INFORMATION SHOWN:
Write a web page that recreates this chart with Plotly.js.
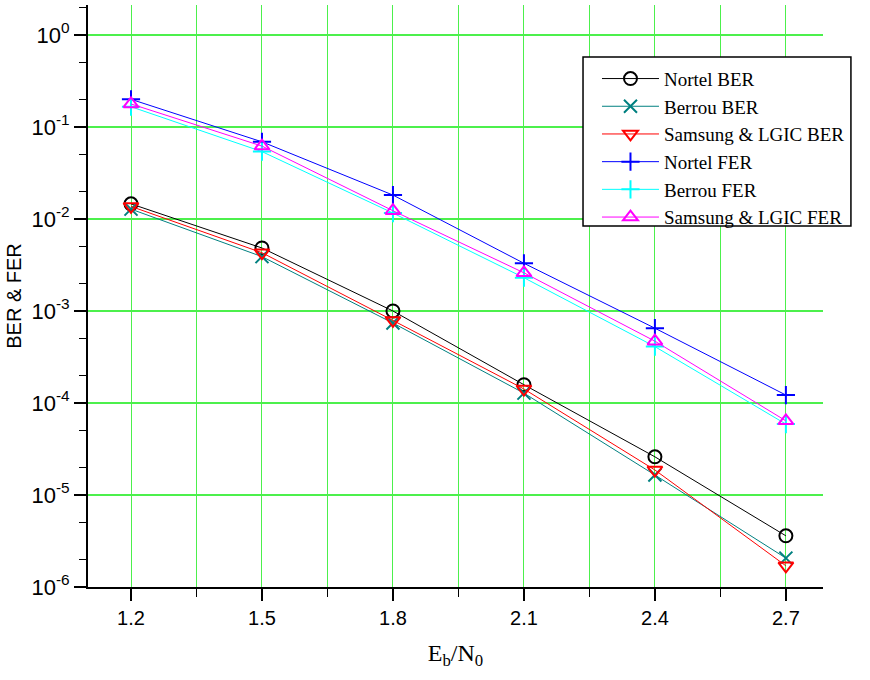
<!DOCTYPE html>
<html><head><meta charset="utf-8">
<script src="https://cdn.plot.ly/plotly-3.0.1.min.js"></script>
<style>body{margin:0;background:#fff}#plot{width:870px;height:680px}</style>
</head><body><div id="plot"></div>
<script>
const ebn0 = [1.2, 1.5, 1.8, 2.1, 2.4, 2.7];
const nortelBER = [0.0146, 0.00484, 0.00100, 1.58e-4, 2.6e-5, 3.6e-6];
const berrouBER = [0.0128, 0.0039, 7.4e-4, 1.28e-4, 1.65e-5, 2.06e-6];
const samsungBER = [0.0137, 0.0043, 7.9e-4, 1.42e-4, 1.87e-5, 1.7e-6];
const nortelFER = [0.200, 0.069, 0.0182, 0.0033, 6.5e-4, 1.22e-4];
const berrouFER = [0.166, 0.054, 0.0116, 0.0023, 4.1e-4, 5.9e-5];
const samsungFER = [0.178, 0.062, 0.0123, 0.0026, 4.7e-4, 6.4e-5];
const xTicks = [1.2, 1.5, 1.8, 2.1, 2.4, 2.7];
const yTickVals = [1e-6, 1e-5, 1e-4, 1e-3, 1e-2, 1e-1, 1];
const yTickText = ['10<sup>-6</sup>','10<sup>-5</sup>','10<sup>-4</sup>','10<sup>-3</sup>','10<sup>-2</sup>','10<sup>-1</sup>','10<sup>0</sup>'];

function tr(name, y, color, symbol){
  return {x: ebn0, y: y, name: name, type:'scatter', mode:'lines+markers',
    line:{color:color, width:1},
    marker:{symbol:symbol, size:13, color:color, line:{color:color, width:2}}};
}
const data = [
  tr('Nortel BER', nortelBER, '#000000', 'circle-open'),
  tr('Berrou BER', berrouBER, '#008080', 'x-thin-open'),
  tr('Samsung &amp; LGIC BER', samsungBER, '#ff0000', 'triangle-down-open'),
  tr('Nortel FER', nortelFER, '#0000ff', 'cross-thin-open'),
  tr('Berrou FER', berrouFER, '#00ffff', 'cross-thin-open'),
  tr('Samsung &amp; LGIC FER', samsungFER, '#ff00ff', 'triangle-up-open')
];
const grid = '#4cf04c';
const layout = {
  width:870, height:680,
  margin:{l:88, r:47, t:5, b:93},
  paper_bgcolor:'#fff', plot_bgcolor:'#fff',
  showlegend:true,
  shapes:[{type:'rect', xref:'paper', yref:'paper', x0:0.6735, x1:1.038, y0:0.6203, y1:0.9107,
    line:{color:'#000', width:1.5}, fillcolor:'#fff', layer:'above'}],
  legend:{x:0.6925, y:0.906, xanchor:'left', yanchor:'top', bgcolor:'rgba(0,0,0,0)',
    borderwidth:0, tracegroupgap:0, itemwidth:57,
    font:{family:'Liberation Serif, Times New Roman, serif', size:19, color:'#000'}},
  xaxis:{range:[1.1015, 2.785], tickvals:xTicks, ticktext:xTicks.map(v=>v.toFixed(1)),
    ticks:'outside', ticklen:12, tickwidth:1.5, tickcolor:'#000',
    showline:true, linecolor:'#000', linewidth:2, zeroline:false,
    showgrid:true, gridcolor:grid, gridwidth:1,
    minor:{tickvals:[1.35,1.65,1.95,2.25,2.55], ticks:'outside', ticklen:8, tickwidth:1.5, tickcolor:'#000', showgrid:true, gridcolor:grid, gridwidth:1},
    tickfont:{family:'Liberation Sans, Arial, sans-serif', size:20, color:'#000'},
    title:{text:'E<sub>b</sub>/N<sub>0</sub>', font:{family:'Liberation Serif, Times New Roman, serif', size:24, color:'#000'}, standoff:16}},
  yaxis:{type:'log', range:[-6, 0.326], tickvals:yTickVals, ticktext:yTickText,
    ticks:'outside', ticklen:12, tickwidth:1.5, tickcolor:'#000',
    showline:true, linecolor:'#000', linewidth:2, zeroline:false,
    showgrid:true, gridcolor:grid, gridwidth:1.5,
    minor:{ticks:'outside', ticklen:7, tickwidth:1.5, tickcolor:'#000', showgrid:false},
    tickfont:{family:'Liberation Sans, Arial, sans-serif', size:22, color:'#000'},
    title:{text:'BER &amp; FER', font:{family:'Liberation Sans, Arial, sans-serif', size:20, color:'#000'}, standoff:4}}
};
Plotly.newPlot('plot', data, layout, {displayModeBar:false, staticPlot:true});
</script></body></html>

AIM:
Copy the listing exactly. Any image in it stays out of the copy.

THE RESULT:
Write a web page that recreates this chart with Plotly.js.
<!DOCTYPE html>
<html><head><meta charset="utf-8">
<script src="https://cdn.plot.ly/plotly-3.0.1.min.js"></script>
<style>body{margin:0;background:#fff}#plot{width:870px;height:680px}</style>
</head><body><div id="plot"></div>
<script>
const ebn0 = [1.2, 1.5, 1.8, 2.1, 2.4, 2.7];
const nortelBER = [0.0146, 0.00484, 0.00100, 1.58e-4, 2.6e-5, 3.6e-6];
const berrouBER = [0.0128, 0.0039, 7.4e-4, 1.28e-4, 1.65e-5, 2.06e-6];
const samsungBER = [0.0137, 0.0043, 7.9e-4, 1.42e-4, 1.87e-5, 1.7e-6];
const nortelFER = [0.200, 0.069, 0.0182, 0.0033, 6.5e-4, 1.22e-4];
const berrouFER = [0.166, 0.054, 0.0116, 0.0023, 4.1e-4, 5.9e-5];
const samsungFER = [0.178, 0.062, 0.0123, 0.0026, 4.7e-4, 6.4e-5];
const xTicks = [1.2, 1.5, 1.8, 2.1, 2.4, 2.7];
const yTickVals = [1e-6, 1e-5, 1e-4, 1e-3, 1e-2, 1e-1, 1];
const yTickText = ['10<sup>-6</sup>','10<sup>-5</sup>','10<sup>-4</sup>','10<sup>-3</sup>','10<sup>-2</sup>','10<sup>-1</sup>','10<sup>0</sup>'];

function tr(name, y, color, symbol){
  return {x: ebn0, y: y, name: name, type:'scatter', mode:'lines+markers',
    line:{color:color, width:1},
    marker:{symbol:symbol, size:13, color:color, line:{color:color, width:2}}};
}
const data = [
  tr('Nortel BER', nortelBER, '#000000', 'circle-open'),
  tr('Berrou BER', berrouBER, '#008080', 'x-thin-open'),
  tr('Samsung &amp; LGIC BER', samsungBER, '#ff0000', 'triangle-down-open'),
  tr('Nortel FER', nortelFER, '#0000ff', 'cross-thin-open'),
  tr('Berrou FER', berrouFER, '#00ffff', 'cross-thin-open'),
  tr('Samsung &amp; LGIC FER', samsungFER, '#ff00ff', 'triangle-up-open')
];
const grid = '#4cf04c';
const layout = {
  width:870, height:680,
  margin:{l:88, r:47, t:5, b:93},
  paper_bgcolor:'#fff', plot_bgcolor:'#fff',
  showlegend:true,
  shapes:[{type:'rect', xref:'paper', yref:'paper', x0:0.6735, x1:1.038, y0:0.6203, y1:0.9107,
    line:{color:'#000', width:1.5}, fillcolor:'#fff', layer:'above'}],
  legend:{x:0.6925, y:0.906, xanchor:'left', yanchor:'top', bgcolor:'rgba(0,0,0,0)',
    borderwidth:0, tracegroupgap:0, itemwidth:57,
    font:{family:'Liberation Serif, Times New Roman, serif', size:19, color:'#000'}},
  xaxis:{range:[1.1015, 2.785], tickvals:xTicks, ticktext:xTicks.map(v=>v.toFixed(1)),
    ticks:'outside', ticklen:12, tickwidth:1.5, tickcolor:'#000',
    showline:true, linecolor:'#000', linewidth:2, zeroline:false,
    showgrid:true, gridcolor:grid, gridwidth:1,
    minor:{tickvals:[1.35,1.65,1.95,2.25,2.55], ticks:'outside', ticklen:8, tickwidth:1.5, tickcolor:'#000', showgrid:true, gridcolor:grid, gridwidth:1},
    tickfont:{family:'Liberation Sans, Arial, sans-serif', size:20, color:'#000'},
    title:{text:'E<sub>b</sub>/N<sub>0</sub>', font:{family:'Liberation Serif, Times New Roman, serif', size:24, color:'#000'}, standoff:16}},
  yaxis:{type:'log', range:[-6, 0.326], tickvals:yTickVals, ticktext:yTickText,
    ticks:'outside', ticklen:12, tickwidth:1.5, tickcolor:'#000',
    showline:true, linecolor:'#000', linewidth:2, zeroline:false,
    showgrid:true, gridcolor:grid, gridwidth:1.5,
    minor:{ticks:'outside', ticklen:7, tickwidth:1.5, tickcolor:'#000', showgrid:false},
    tickfont:{family:'Liberation Sans, Arial, sans-serif', size:22, color:'#000'},
    title:{text:'BER &amp; FER', font:{family:'Liberation Sans, Arial, sans-serif', size:20, color:'#000'}, standoff:4}}
};
Plotly.newPlot('plot', data, layout, {displayModeBar:false, staticPlot:true});
</script></body></html>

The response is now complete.